Hungary is seen as Europe's 'far-right' problem child

European Elections

However, the OHM is far from the only far-right party in Hungary.

The country is increasingly seen as the EU’s far-right problem child, with the majority of its parliament comprised of political parties that have been accused of xenophobic policies.

Prime Minister Viktor Orban made controversial comments about stopping Hungary from becoming a “multicoloured country” by interacting with immigrants during a 2018 speech. 

Orban’s Fidesz party, which holds a constitutional majority in the Hungarian parliament, has waged advertising campaigns against Hungarian-American liberal financier George Soros, who is Jewish, which cast him as working to dilute Hungary’s ‘Christian’ character by welcoming refugees.

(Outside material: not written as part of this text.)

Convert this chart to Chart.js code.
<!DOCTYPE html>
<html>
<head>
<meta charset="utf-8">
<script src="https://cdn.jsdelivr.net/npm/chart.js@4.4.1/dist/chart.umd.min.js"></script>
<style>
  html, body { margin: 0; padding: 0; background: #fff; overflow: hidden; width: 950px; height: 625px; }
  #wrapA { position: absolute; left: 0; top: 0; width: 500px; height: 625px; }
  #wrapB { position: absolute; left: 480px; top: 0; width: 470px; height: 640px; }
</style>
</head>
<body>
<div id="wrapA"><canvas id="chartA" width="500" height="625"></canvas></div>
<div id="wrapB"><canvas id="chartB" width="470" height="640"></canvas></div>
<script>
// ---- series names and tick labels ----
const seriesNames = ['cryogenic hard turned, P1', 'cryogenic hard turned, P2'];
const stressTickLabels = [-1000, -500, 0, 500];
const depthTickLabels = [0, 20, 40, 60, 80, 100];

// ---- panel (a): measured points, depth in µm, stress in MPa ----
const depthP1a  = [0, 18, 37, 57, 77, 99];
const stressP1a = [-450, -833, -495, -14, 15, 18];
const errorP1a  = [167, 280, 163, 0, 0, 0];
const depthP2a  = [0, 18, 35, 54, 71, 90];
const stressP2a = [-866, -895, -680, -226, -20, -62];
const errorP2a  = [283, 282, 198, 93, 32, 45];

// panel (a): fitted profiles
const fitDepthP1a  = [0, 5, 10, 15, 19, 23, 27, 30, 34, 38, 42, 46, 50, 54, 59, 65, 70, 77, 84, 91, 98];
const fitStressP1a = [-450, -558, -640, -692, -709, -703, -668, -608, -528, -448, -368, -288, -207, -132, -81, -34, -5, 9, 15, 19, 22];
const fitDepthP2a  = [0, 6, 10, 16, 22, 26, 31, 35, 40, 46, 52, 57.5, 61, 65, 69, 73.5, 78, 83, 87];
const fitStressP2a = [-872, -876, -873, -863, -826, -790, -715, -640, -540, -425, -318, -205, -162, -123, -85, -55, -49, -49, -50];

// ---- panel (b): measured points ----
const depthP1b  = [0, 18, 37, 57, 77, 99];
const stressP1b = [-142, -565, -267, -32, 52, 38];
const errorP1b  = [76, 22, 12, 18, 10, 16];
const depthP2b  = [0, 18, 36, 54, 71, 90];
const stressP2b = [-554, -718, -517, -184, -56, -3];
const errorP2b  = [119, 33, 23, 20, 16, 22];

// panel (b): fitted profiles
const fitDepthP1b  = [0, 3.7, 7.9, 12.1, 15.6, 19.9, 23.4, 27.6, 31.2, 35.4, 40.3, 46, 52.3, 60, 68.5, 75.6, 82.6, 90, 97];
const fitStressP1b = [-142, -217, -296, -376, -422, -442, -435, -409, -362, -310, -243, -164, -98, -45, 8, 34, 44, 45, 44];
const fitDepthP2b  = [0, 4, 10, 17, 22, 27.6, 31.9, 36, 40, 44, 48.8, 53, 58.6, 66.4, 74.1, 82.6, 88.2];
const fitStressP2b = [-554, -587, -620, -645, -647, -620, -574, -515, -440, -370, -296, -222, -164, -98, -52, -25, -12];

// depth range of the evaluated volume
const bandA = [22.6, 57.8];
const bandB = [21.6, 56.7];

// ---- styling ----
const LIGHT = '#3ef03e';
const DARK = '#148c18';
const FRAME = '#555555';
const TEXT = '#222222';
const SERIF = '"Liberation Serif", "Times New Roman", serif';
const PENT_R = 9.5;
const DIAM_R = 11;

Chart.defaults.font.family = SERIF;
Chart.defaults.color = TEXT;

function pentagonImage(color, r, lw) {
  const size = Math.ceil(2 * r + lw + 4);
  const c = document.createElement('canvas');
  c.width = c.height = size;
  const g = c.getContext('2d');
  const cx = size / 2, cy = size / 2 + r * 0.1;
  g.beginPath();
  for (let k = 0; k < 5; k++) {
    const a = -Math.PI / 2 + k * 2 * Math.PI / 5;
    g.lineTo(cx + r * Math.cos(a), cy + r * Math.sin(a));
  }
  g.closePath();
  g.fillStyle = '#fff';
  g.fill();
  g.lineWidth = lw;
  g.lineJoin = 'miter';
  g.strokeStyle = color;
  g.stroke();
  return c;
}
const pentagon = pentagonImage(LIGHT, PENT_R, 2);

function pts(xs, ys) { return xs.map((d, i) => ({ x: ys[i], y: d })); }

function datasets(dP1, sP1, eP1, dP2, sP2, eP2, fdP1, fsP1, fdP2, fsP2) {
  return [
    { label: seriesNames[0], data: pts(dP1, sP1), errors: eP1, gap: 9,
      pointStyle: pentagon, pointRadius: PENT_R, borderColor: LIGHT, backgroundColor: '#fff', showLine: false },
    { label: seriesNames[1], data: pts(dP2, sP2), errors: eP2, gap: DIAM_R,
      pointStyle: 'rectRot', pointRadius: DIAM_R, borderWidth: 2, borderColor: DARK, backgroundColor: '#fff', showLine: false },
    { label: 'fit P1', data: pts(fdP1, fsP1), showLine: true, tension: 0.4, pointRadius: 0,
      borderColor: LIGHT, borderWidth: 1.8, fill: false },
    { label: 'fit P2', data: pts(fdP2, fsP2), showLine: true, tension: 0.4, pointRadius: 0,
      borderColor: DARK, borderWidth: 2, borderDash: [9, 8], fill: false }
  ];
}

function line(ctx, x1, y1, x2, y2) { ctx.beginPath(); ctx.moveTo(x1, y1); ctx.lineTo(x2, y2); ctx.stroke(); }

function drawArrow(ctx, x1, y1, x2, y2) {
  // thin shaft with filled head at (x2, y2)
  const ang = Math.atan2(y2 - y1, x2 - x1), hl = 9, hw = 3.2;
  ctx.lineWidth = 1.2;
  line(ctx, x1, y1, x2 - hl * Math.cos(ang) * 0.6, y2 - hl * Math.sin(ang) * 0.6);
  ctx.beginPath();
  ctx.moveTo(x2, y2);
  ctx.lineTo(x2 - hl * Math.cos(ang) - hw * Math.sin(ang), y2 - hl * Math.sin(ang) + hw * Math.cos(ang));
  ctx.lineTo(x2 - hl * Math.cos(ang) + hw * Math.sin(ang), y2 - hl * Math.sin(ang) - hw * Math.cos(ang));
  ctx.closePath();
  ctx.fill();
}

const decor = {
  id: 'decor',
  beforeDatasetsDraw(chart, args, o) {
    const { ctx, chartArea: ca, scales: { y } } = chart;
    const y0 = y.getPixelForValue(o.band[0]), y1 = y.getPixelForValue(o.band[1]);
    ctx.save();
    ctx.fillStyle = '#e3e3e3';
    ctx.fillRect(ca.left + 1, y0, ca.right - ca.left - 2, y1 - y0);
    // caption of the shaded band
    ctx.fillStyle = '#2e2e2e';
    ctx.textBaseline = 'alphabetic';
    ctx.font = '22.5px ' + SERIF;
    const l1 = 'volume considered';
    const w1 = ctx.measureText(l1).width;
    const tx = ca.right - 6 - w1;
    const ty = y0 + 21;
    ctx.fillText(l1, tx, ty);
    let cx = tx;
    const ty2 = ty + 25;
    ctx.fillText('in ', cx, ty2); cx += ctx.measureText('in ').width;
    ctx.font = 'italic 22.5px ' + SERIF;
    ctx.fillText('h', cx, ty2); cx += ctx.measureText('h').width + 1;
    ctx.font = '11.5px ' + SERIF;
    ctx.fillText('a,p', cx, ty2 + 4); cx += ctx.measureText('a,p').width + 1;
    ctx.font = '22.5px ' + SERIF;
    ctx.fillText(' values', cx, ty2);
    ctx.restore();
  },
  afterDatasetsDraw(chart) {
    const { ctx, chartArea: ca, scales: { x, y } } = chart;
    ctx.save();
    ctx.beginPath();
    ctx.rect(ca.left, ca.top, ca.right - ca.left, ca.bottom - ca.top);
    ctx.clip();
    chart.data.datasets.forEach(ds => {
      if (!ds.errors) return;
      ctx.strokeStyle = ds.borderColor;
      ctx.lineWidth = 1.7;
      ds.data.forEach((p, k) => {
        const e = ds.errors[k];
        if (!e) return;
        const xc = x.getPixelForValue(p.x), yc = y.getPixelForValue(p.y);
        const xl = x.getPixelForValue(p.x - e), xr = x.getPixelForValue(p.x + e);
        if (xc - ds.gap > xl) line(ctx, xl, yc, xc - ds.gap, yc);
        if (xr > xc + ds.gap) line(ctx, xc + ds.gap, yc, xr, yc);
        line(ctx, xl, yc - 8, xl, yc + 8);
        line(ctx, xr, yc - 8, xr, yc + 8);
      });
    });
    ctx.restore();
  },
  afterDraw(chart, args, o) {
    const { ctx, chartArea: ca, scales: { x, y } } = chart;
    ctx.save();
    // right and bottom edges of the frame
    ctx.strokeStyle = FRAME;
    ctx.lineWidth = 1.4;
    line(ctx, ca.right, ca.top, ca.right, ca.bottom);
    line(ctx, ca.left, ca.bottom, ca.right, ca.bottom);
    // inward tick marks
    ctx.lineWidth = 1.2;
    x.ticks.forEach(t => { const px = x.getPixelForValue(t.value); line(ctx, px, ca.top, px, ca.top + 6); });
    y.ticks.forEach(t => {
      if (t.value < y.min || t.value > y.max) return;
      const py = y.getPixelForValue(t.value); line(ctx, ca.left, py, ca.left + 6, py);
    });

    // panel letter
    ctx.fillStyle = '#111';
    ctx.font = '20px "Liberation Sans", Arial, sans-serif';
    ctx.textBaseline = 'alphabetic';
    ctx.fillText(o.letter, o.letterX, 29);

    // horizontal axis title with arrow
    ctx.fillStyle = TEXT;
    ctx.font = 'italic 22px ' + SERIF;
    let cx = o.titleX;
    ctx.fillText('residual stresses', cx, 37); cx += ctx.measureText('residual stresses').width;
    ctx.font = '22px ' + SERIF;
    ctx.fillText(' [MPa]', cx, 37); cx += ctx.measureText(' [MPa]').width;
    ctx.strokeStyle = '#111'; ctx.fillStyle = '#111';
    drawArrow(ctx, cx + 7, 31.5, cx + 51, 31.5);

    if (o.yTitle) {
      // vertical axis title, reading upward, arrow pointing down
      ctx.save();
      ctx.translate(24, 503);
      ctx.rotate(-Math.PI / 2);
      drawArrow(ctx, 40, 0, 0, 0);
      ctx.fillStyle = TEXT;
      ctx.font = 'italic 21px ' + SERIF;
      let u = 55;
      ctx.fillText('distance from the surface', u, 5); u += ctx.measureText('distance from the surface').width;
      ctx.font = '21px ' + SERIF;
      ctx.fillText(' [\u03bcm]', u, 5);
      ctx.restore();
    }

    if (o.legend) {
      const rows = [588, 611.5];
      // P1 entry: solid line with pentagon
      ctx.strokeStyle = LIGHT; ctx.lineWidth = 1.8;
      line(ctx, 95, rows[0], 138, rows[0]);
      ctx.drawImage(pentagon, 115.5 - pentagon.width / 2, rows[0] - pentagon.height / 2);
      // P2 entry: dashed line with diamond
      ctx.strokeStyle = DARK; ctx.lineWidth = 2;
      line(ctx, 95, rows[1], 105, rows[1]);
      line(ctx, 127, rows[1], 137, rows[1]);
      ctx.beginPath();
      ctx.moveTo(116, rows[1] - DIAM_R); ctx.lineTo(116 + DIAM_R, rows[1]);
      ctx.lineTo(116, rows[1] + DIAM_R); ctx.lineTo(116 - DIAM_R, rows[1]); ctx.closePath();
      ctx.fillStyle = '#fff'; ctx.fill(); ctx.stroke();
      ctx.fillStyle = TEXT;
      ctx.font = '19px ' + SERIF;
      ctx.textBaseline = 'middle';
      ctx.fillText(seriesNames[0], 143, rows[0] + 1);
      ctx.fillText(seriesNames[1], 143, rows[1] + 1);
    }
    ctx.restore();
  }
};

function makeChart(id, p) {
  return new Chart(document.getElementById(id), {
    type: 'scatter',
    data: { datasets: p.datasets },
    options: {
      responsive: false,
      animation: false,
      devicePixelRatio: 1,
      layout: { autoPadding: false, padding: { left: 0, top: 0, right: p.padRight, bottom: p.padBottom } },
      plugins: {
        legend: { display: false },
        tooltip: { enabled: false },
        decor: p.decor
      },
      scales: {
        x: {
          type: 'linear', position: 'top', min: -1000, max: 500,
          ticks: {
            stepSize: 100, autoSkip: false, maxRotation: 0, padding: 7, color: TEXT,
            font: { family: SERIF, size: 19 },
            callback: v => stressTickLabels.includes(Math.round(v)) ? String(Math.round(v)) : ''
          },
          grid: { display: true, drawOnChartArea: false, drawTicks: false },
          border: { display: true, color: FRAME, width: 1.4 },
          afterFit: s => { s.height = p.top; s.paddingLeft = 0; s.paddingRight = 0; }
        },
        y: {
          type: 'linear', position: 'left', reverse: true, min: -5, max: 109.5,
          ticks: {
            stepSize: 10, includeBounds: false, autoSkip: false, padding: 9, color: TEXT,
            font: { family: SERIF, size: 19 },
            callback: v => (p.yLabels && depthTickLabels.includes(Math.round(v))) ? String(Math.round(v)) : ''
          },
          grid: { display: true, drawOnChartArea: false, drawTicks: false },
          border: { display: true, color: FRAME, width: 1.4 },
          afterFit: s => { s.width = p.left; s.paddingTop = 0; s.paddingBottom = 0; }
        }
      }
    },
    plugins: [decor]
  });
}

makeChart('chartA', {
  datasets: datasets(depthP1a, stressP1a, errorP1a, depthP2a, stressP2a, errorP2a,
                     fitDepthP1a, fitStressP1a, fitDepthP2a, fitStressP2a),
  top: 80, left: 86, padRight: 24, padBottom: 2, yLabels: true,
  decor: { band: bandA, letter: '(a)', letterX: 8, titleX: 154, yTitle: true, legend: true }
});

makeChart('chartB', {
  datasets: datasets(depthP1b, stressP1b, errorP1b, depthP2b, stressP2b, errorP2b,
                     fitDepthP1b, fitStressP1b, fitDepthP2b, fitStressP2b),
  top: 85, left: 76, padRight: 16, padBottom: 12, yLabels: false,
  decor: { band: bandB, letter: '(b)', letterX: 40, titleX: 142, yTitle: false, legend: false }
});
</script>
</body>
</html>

These campaigns have been called “anti-Semitic” by critics.

Jobbik is the largest opposition party. While they have softened their tone in recent years, saying they support EU membership and the responsibilities this entails – including quotas on refugee resettlement, which Fidesz battles – they are still considered to be politically far-right. 

The OHM is running for European Parliament (EP) elections, which will be held on May 26, positioning itself as a far-right alternative to establishment parties.

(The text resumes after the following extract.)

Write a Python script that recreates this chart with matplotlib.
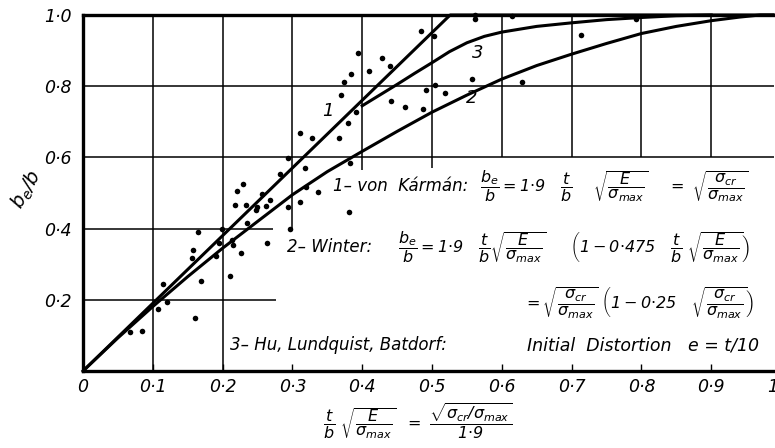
import matplotlib
matplotlib.use('Agg')
import matplotlib.pyplot as plt
from matplotlib.transforms import blended_transform_factory

plt.rcParams['font.family'] = ['DejaVu Sans']
plt.rcParams['font.style'] = 'italic'
plt.rcParams['mathtext.fontset'] = 'custom'
plt.rcParams['mathtext.rm'] = 'DejaVu Sans:italic'
plt.rcParams['mathtext.it'] = 'DejaVu Sans:italic'
plt.rcParams['mathtext.sf'] = 'DejaVu Sans:italic'
plt.rcParams['mathtext.bf'] = 'DejaVu Sans:italic:bold'

# ---------------- data ----------------
x_ticks = [0.0, 0.1, 0.2, 0.3, 0.4, 0.5, 0.6, 0.7, 0.8, 0.9]
x_tick_labels = ['0', '0·1', '0·2', '0·3', '0·4', '0·5', '0·6', '0·7', '0·8', '0·9']
y_ticks = [0.2, 0.4, 0.6, 0.8, 1.0]
y_tick_labels = ['0·2', '0·4', '0·6', '0·8', '1·0']

# curve 1 : von Karman
karman_x = [0.0, 0.526, 0.99]
karman_y = [0.0, 1.0, 1.0]

# curve 2 : Winter
winter_x = [0.0, 0.05, 0.10, 0.15, 0.20, 0.25, 0.30, 0.35, 0.40, 0.45, 0.50,
            0.55, 0.60, 0.65, 0.70, 0.75, 0.80, 0.85, 0.90, 0.94, 0.97, 0.99]
winter_y = [0.0, 0.093, 0.181, 0.265, 0.345, 0.420, 0.495, 0.560, 0.617, 0.673, 0.727,
            0.775, 0.820, 0.858, 0.890, 0.920, 0.948, 0.968, 0.984, 0.994, 1.0, 1.0]

# curve 3 : Hu, Lundquist, Batdorf
hu_x = [0.40, 0.425, 0.45, 0.475, 0.50, 0.525, 0.55, 0.575, 0.60, 0.65, 0.70,
        0.75, 0.80, 0.85, 0.90]
hu_y = [0.745, 0.775, 0.805, 0.836, 0.866, 0.897, 0.922, 0.940, 0.952, 0.968, 0.978,
        0.987, 0.993, 0.998, 1.0]

# test points
test_x = [0.067, 0.084, 0.108, 0.120, 0.114, 0.160, 0.169, 0.211, 0.156, 0.158,
          0.190, 0.195, 0.213, 0.215, 0.226, 0.263, 0.165, 0.199, 0.2345, 0.218,
          0.2335, 0.2497, 0.262, 0.248, 0.220, 0.229, 0.256, 0.268, 0.282, 0.294,
          0.294, 0.297, 0.311, 0.320, 0.337, 0.318, 0.3825, 0.381, 0.311, 0.3276,
          0.367, 0.380, 0.3907, 0.369, 0.374, 0.3835, 0.394, 0.410, 0.429, 0.440,
          0.441, 0.461, 0.487, 0.491, 0.505, 0.518, 0.484, 0.503, 0.558, 0.6285,
          0.561, 0.561, 0.615, 0.713, 0.792]
test_y = [0.110, 0.113, 0.173, 0.195, 0.244, 0.150, 0.252, 0.267, 0.317, 0.340,
          0.323, 0.360, 0.368, 0.354, 0.332, 0.359, 0.391, 0.400, 0.417, 0.466,
          0.466, 0.462, 0.463, 0.452, 0.506, 0.525, 0.497, 0.480, 0.553, 0.599,
          0.4616, 0.400, 0.476, 0.518, 0.504, 0.569, 0.583, 0.4475, 0.668, 0.654,
          0.655, 0.696, 0.728, 0.775, 0.813, 0.834, 0.893, 0.8435, 0.880, 0.857,
          0.758, 0.741, 0.737, 0.788, 0.804, 0.781, 0.955, 0.941, 0.820, 0.813,
          1.0, 0.988, 0.997, 0.944, 0.989]

# grid segments (position, start, end)
vgrid_x = [0.1, 0.2, 0.3, 0.4, 0.5, 0.6, 0.7, 0.8, 0.9]
vgrid_lo = [0.0, 0.0, 0.40, 0.565, 0.57, 0.6, 0.6, 0.6, 0.6]
hgrid_y = [0.2, 0.4, 0.6, 0.8]
hgrid_hi = [0.276, 0.272, 0.99, 0.99]

# ---------------- figure ----------------
fig = plt.figure(figsize=(7.75, 4.48), dpi=100)
ax = fig.add_axes([83 / 775, 77 / 448, 692 / 775, 356 / 448])
ax.set_xlim(0, 692 / 698)
ax.set_ylim(0, 1.0)

ax.vlines(vgrid_x, vgrid_lo, [1.0] * len(vgrid_x), colors='black', lw=1.1, zorder=1)
ax.hlines(hgrid_y, [0.0] * len(hgrid_y), hgrid_hi, colors='black', lw=1.1, zorder=1)

ax.plot(karman_x, karman_y, color='black', lw=2.2, solid_capstyle='butt', zorder=3, clip_on=False)
ax.plot(winter_x, winter_y, color='black', lw=2.2, zorder=3, clip_on=False)
ax.plot(hu_x, hu_y, color='black', lw=2.2, zorder=3, clip_on=False)
ax.scatter(test_x, test_y, s=16, color='black', zorder=4, clip_on=False, linewidths=0)

for side in ['left', 'bottom', 'top']:
    ax.spines[side].set_linewidth(2.4)
ax.spines['right'].set_visible(False)

ax.set_xticks(x_ticks, x_tick_labels)
ax.set_yticks(y_ticks, y_tick_labels)
ax.tick_params(axis='x', direction='in', length=5, width=1, pad=5, labelsize=12.5)
ax.tick_params(axis='y', length=0, pad=8, labelsize=12.5)
for lab in ax.get_xticklabels() + ax.get_yticklabels():
    lab.set_fontstyle('italic')

# label at 1.0, cut by the right edge as in the original
ax.text(1.0, -0.02, '1·0', transform=blended_transform_factory(ax.transData, ax.transAxes),
        ha='center', va='top', fontsize=12.5, style='italic', clip_on=False)

# curve labels
ax.text(0.351, 0.73, '1', fontsize=13, ha='center', va='center')
ax.text(0.566, 0.893, '3', fontsize=13, ha='center', va='center')
ax.text(0.557, 0.767, '2', fontsize=13, ha='center', va='center')

# formulas
fs = 12
mfs = 11.5
ax.text(0.358, 0.52, '1– von  Kármán:', fontsize=fs, ha='left', va='center')
ax.text(0.569, 0.52,
        r'$\dfrac{b_e}{b} = 1{\cdot}9\quad\dfrac{t}{b}\quad\ \sqrt{\dfrac{E}{\sigma_{max}}}\quad\ =\ \sqrt{\dfrac{\sigma_{cr}}{\sigma_{max}}}$',
        fontsize=mfs, ha='left', va='center')
ax.text(0.292, 0.348, '2– Winter:', fontsize=fs, ha='left', va='center')
ax.text(0.451, 0.348,
        r'$\dfrac{b_e}{b} = 1{\cdot}9\quad\dfrac{t}{b}\sqrt{\dfrac{E}{\sigma_{max}}}\quad\ \ \left(1 - 0{\cdot}475\quad\dfrac{t}{b}\ \sqrt{\dfrac{E}{\sigma_{max}}}\right)$',
        fontsize=mfs, ha='left', va='center')
ax.text(0.630, 0.191,
        r'$=\sqrt{\dfrac{\sigma_{cr}}{\sigma_{max}}}\ \left(1 - 0{\cdot}25\quad\sqrt{\dfrac{\sigma_{cr}}{\sigma_{max}}}\right)$',
        fontsize=mfs, ha='left', va='center')
ax.text(0.21, 0.073, '3– Hu, Lundquist, Batdorf:', fontsize=fs, ha='left', va='center')
ax.text(0.636, 0.073, 'Initial  Distortion   e = t/10', fontsize=12.5, ha='left', va='center')

# axis titles
fig.text(418 / 775, 1 - 421 / 448,
         r'$\dfrac{t}{b}\ \sqrt{\dfrac{E}{\sigma_{max}}}\ \ =\ \dfrac{\sqrt{\sigma_{cr}/\sigma_{max}}}{1{\cdot}9}$',
         fontsize=11.5, ha='center', va='center')
fig.text(27 / 775, 1 - 190 / 448, r'$b_e/b$', fontsize=14, rotation=60,
         ha='center', va='center')

fig.savefig('out.png', dpi=100, facecolor='white')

The EP participates in the formation of wide-ranging EU policies, such as budgets and the election of the president of the European Commission.

Toroczkai said he left Jobbik because it betrayed “the national cause” after softening its far-right image. 

OHM billboards in Budapest call out Orban and Ferenc Gyucsany, Hungary's former socialist prime minister, stating: “Neither Gyurcsany nor Orban!”

Jobbik officials did not respond to requests for comment.

When asked for comment on the OHM and the National Legion, a government spokesperson declined to comment on the party’s prospects in the European Parliament elections.

Regarding the National Legion, the spokesperson referred to the comments of Minister Gergely Gulyas, the head of the prime minister’s office, who “pointed out that the state has a monopoly of the legitimate use of physical force, and this will remain the case in the future”.